The cereals which fall under the designation “small grains” can, and are, used for brewing. These would include wheat, barley, oats, rye, and some less common cereals such as spelt and triticale. So called “coarse grains“, such as corn and grain sorghum, are also used in brewing. Any of these crops are going to require between 500 and 1000 square feet to produce around a bushel of grain. The amount of work required to plant, tend, harvest, and process your crop will make this the most expensive way to produce beer on the homebrew scale, even if you only value your time at minimum wage level.

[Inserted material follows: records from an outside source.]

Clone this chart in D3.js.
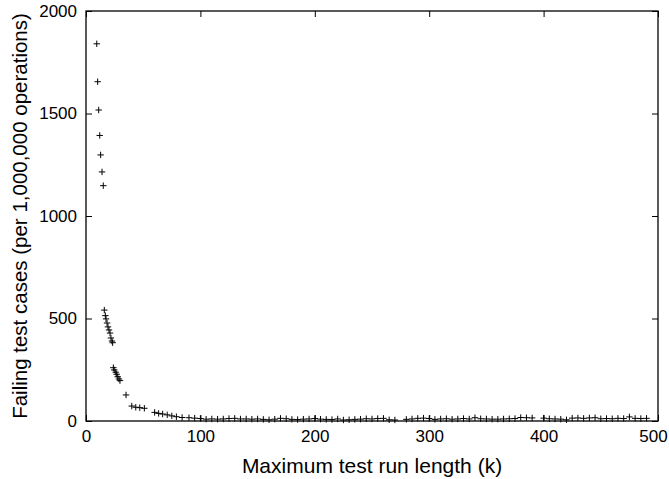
<!DOCTYPE html>
<html>
<head>
<meta charset="utf-8">
<script src="https://cdn.jsdelivr.net/npm/d3@7"></script>
<style>
body { margin: 0; background: #fff; }
svg { display: block; }
text { font-family: "Liberation Sans", Arial, Helvetica, sans-serif; fill: #000; }
</style>
</head>
<body>
<svg id="chart" width="669" height="479"></svg>
<script>
// Data
const runLength = [
  9.4, 10.2, 11.1, 12.0, 12.8, 14.0, 15.1,
  16.0, 16.9, 17.5, 18.4, 19.2, 20.1, 21.0, 21.8, 22.7, 23.3,
  23.9, 24.7, 26.0, 26.8, 27.7, 28.8, 29.7,
  35, 40, 43.5, 47, 51, 60, 63.5, 67, 71, 75, 79, 84,
  90, 95, 100, 105, 110, 115, 120, 125, 130, 135, 140, 145, 150, 155, 160, 165,
  170, 175, 180, 185, 190, 195, 200, 205, 210, 215, 220, 225, 230, 235, 240, 245,
  250, 255, 260, 265, 270, 280, 285, 290, 295, 300, 305, 310, 315, 320, 325, 330,
  335, 340, 345, 350, 355, 360, 365, 370, 375, 380, 385, 390, 400, 405, 410, 415,
  420, 425, 430, 435, 440, 445, 450, 455, 460, 465, 470, 475, 480, 485, 490
];
const failingCases = [
  1840, 1655, 1517, 1393, 1298, 1215, 1148,
  541, 514, 498, 478, 459, 444, 429, 405, 390, 382,
  260, 249, 238, 228, 216, 205, 197,
  127, 73, 67, 65, 62, 42, 37, 34, 30, 25, 21, 17,
  16, 14, 12, 9, 10, 9, 10, 12, 13, 10, 10, 9, 10, 8, 6, 9,
  13, 11, 8, 7, 9, 10, 12, 9, 8, 7, 10, 5, 6, 8, 9, 11,
  10, 12, 13, 6, 5, 8, 10, 13, 14, 12, 8, 10, 11, 9, 10, 12,
  10, 16, 11, 10, 9, 9, 10, 11, 12, 17, 16, 15, 14, 11, 10, 9,
  6, 14, 15, 13, 15, 16, 11, 12, 11, 13, 12, 20, 13, 12, 13
];
const xTicks = [0, 100, 200, 300, 400, 500];
const yTicks = [0, 500, 1000, 1500, 2000];
const xTitle = "Maximum test run length (k)";
const yTitle = "Failing test cases (per 1,000,000 operations)";

const svg = d3.select("#chart");
const m = { left: 86, top: 11, right: 11, bottom: 58 };
const W = 669, H = 479;
const iw = W - m.left - m.right, ih = H - m.top - m.bottom;

const x = d3.scaleLinear().domain([0, 500]).range([m.left, m.left + iw]);
const y = d3.scaleLinear().domain([0, 2000]).range([m.top + ih, m.top]);

const fs = 17;
const tickLen = 6;

// bottom axis
const gx = svg.append("g").attr("transform", `translate(0,${m.top + ih})`)
  .call(d3.axisBottom(x).tickValues(xTicks).tickSize(-tickLen).tickPadding(9).tickFormat(d3.format("d")));
// top mirror
const gxt = svg.append("g").attr("transform", `translate(0,${m.top})`)
  .call(d3.axisTop(x).tickValues(xTicks).tickSize(-tickLen).tickFormat(""));
// left axis
const gy = svg.append("g").attr("transform", `translate(${m.left},0)`)
  .call(d3.axisLeft(y).tickValues(yTicks).tickSize(-tickLen).tickPadding(9).tickFormat(d3.format("d")));
// right mirror
const gyr = svg.append("g").attr("transform", `translate(${m.left + iw},0)`)
  .call(d3.axisRight(y).tickValues(yTicks).tickSize(-tickLen).tickFormat(""));

[gx, gxt, gy, gyr].forEach(g => {
  g.select(".domain").remove();
  g.selectAll(".tick line").attr("stroke", "#000").attr("stroke-width", 1);
  g.selectAll("text").style("font-size", fs + "px").attr("fill", "#222");
});
// keep the last x label inside the page edge
gx.selectAll(".tick text").filter(d => d === 500).attr("dx", "-5");

// frame
svg.append("rect")
  .attr("x", m.left).attr("y", m.top).attr("width", iw).attr("height", ih)
  .attr("fill", "none").attr("stroke", "#000").attr("stroke-width", 1.3);

// points as "+"
const data = runLength.map((v, i) => ({ x: v, y: failingCases[i] }));
const s = 3.2;
svg.append("g").selectAll("path").data(data).join("path")
  .attr("d", d => {
    const cx = x(d.x), cy = y(d.y);
    return `M${cx - s},${cy}H${cx + s}M${cx},${cy - s}V${cy + s}`;
  })
  .attr("stroke", "#000").attr("stroke-width", 1).attr("fill", "none");

// titles
svg.append("text")
  .attr("x", m.left + iw / 2).attr("y", 473)
  .attr("text-anchor", "middle").style("font-size", "21px").attr("fill", "#222")
  .text(xTitle);
svg.append("text")
  .attr("transform", `translate(27,${m.top + ih / 2}) rotate(-90)`)
  .attr("text-anchor", "middle").style("font-size", "20.5px").attr("fill", "#222")
  .text(yTitle);
</script>
</body>
</html>
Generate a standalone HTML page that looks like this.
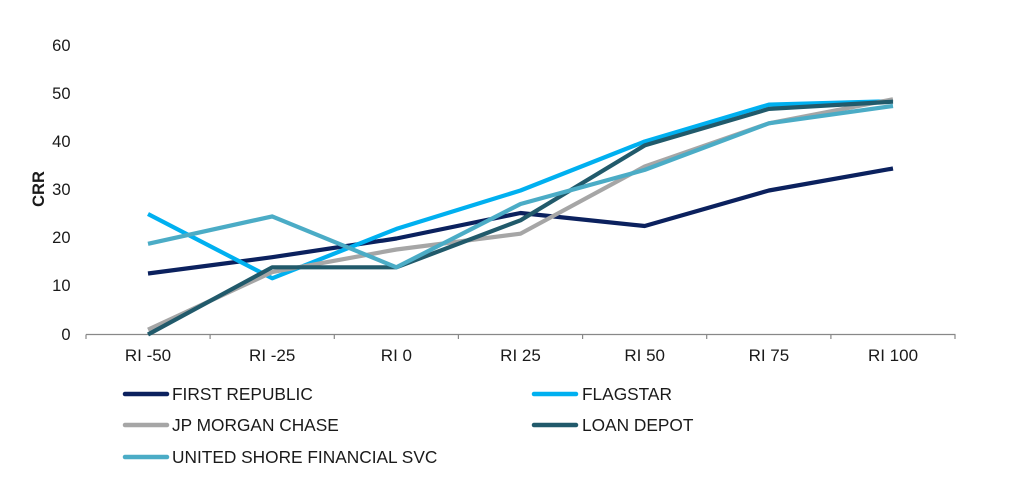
<!DOCTYPE html>
<html>
<head>
<meta charset="utf-8">
<style>
html,body{margin:0;padding:0;background:#fff;}
svg{display:block;}
text{font-family:"Liberation Sans",Arial,sans-serif;fill:#1a1a1a;}
</style>
</head>
<body>
<svg width="1024" height="485" viewBox="0 0 1024 485" xmlns="http://www.w3.org/2000/svg">
  <!-- Y tick labels -->
  <g font-size="16.5" text-anchor="end">
    <text x="70.5" y="51">60</text>
    <text x="70.5" y="99">50</text>
    <text x="70.5" y="147">40</text>
    <text x="70.5" y="195">30</text>
    <text x="70.5" y="243">20</text>
    <text x="70.5" y="291">10</text>
    <text x="70.5" y="340">0</text>
  </g>
  <!-- Y axis title -->
  <text x="0" y="0" font-size="16.5" font-weight="bold" text-anchor="middle" transform="translate(44,189) rotate(-90)">CRR</text>

  <!-- X axis -->
  <g stroke="#888" stroke-width="1.2" fill="none">
    <line x1="86" y1="334.5" x2="955.5" y2="334.5"/>
    <line x1="86" y1="334.5" x2="86" y2="339"/>
    <line x1="210.1" y1="334.5" x2="210.1" y2="339"/>
    <line x1="334.3" y1="334.5" x2="334.3" y2="339"/>
    <line x1="458.4" y1="334.5" x2="458.4" y2="339"/>
    <line x1="582.6" y1="334.5" x2="582.6" y2="339"/>
    <line x1="706.7" y1="334.5" x2="706.7" y2="339"/>
    <line x1="830.9" y1="334.5" x2="830.9" y2="339"/>
    <line x1="955" y1="334.5" x2="955" y2="339"/>
  </g>
  <g font-size="17" text-anchor="middle">
    <text x="148" y="361">RI -50</text>
    <text x="272.2" y="361">RI -25</text>
    <text x="396.4" y="361">RI 0</text>
    <text x="520.5" y="361">RI 25</text>
    <text x="644.7" y="361">RI 50</text>
    <text x="768.9" y="361">RI 75</text>
    <text x="893" y="361">RI 100</text>
  </g>

  <!-- Series -->
  <g fill="none" stroke-width="4.2" stroke-linejoin="round" stroke-linecap="butt">
    <polyline stroke="#0b215e" points="148,273.5 272.2,257.2 396.4,238.5 520.5,213 644.7,226 768.9,190.5 893,168.5"/>
    <polyline stroke="#00b0f0" points="148,214 272.2,278.3 396.4,228.9 520.5,190.5 644.7,141.5 768.9,104.6 893,101.2"/>
    <polyline stroke="#a6a6a6" points="148,329.7 272.2,272.1 396.4,249.5 520.5,233.7 644.7,166.5 768.9,123.3 893,99.3"/>
    <polyline stroke="#215a6b" points="148,334.5 272.2,267.3 396.4,267.3 520.5,220.3 644.7,145.4 768.9,108.9 893,101.7"/>
    <polyline stroke="#4bacc6" points="148,243.8 272.2,216.4 396.4,267.3 520.5,204 644.7,169.9 768.9,123.3 893,106"/>
  </g>

  <!-- Legend -->
  <g stroke-width="4.5" stroke-linecap="round">
    <line x1="125" y1="394" x2="167" y2="394" stroke="#0b215e"/>
    <line x1="534" y1="394" x2="576" y2="394" stroke="#00b0f0"/>
    <line x1="125" y1="425" x2="167" y2="425" stroke="#a6a6a6"/>
    <line x1="534" y1="425" x2="576" y2="425" stroke="#215a6b"/>
    <line x1="125" y1="457" x2="167" y2="457" stroke="#4bacc6"/>
  </g>
  <g font-size="17.3">
    <text x="172" y="400">FIRST REPUBLIC</text>
    <text x="582" y="400">FLAGSTAR</text>
    <text x="172" y="431">JP MORGAN CHASE</text>
    <text x="582" y="431">LOAN DEPOT</text>
    <text x="172" y="463">UNITED SHORE FINANCIAL SVC</text>
  </g>
</svg>
</body>
</html>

Harvesting the crop will be the most time consuming part of the process. Separating the kernels from the plant is incredibly labor intensive when done the old fashioned way of cutting the stems off at ground level, spreading the stalks on a flat surface, and beating the hell out of the heads with a big stick. After that exercise you will have to figure out how to gather up the tiny seeds separately from the straw and chaff. A single wheat or barley seed will, typically, produce 3 or 4 stems, each of which will produce a head where the seeds form. The head on the main stem will contain 30-40 kernels. The additional stems, called “tillers”, will produce 20-30 kernels each. So, one plant will produce around 100 kernels which will weigh about 3 or 4 grams. To brew a gallon of beer you will need several pounds of grain. There are 28 grams in an ounce and 16 ounces in a pound. At 30 kernels/gram there are over 800 kernels in an ounce and over 13,000 in a pound. Harvesting, threshing, and separating grain manually is the equivalent of picking fly poop out of pepper. But, hey, you can say “I grew this beer by myself”, while wondering how long it will be before your fingerprints grow back.
I’ll leave it up to
@bracconiere, our resident home maltster, to describe the malting process.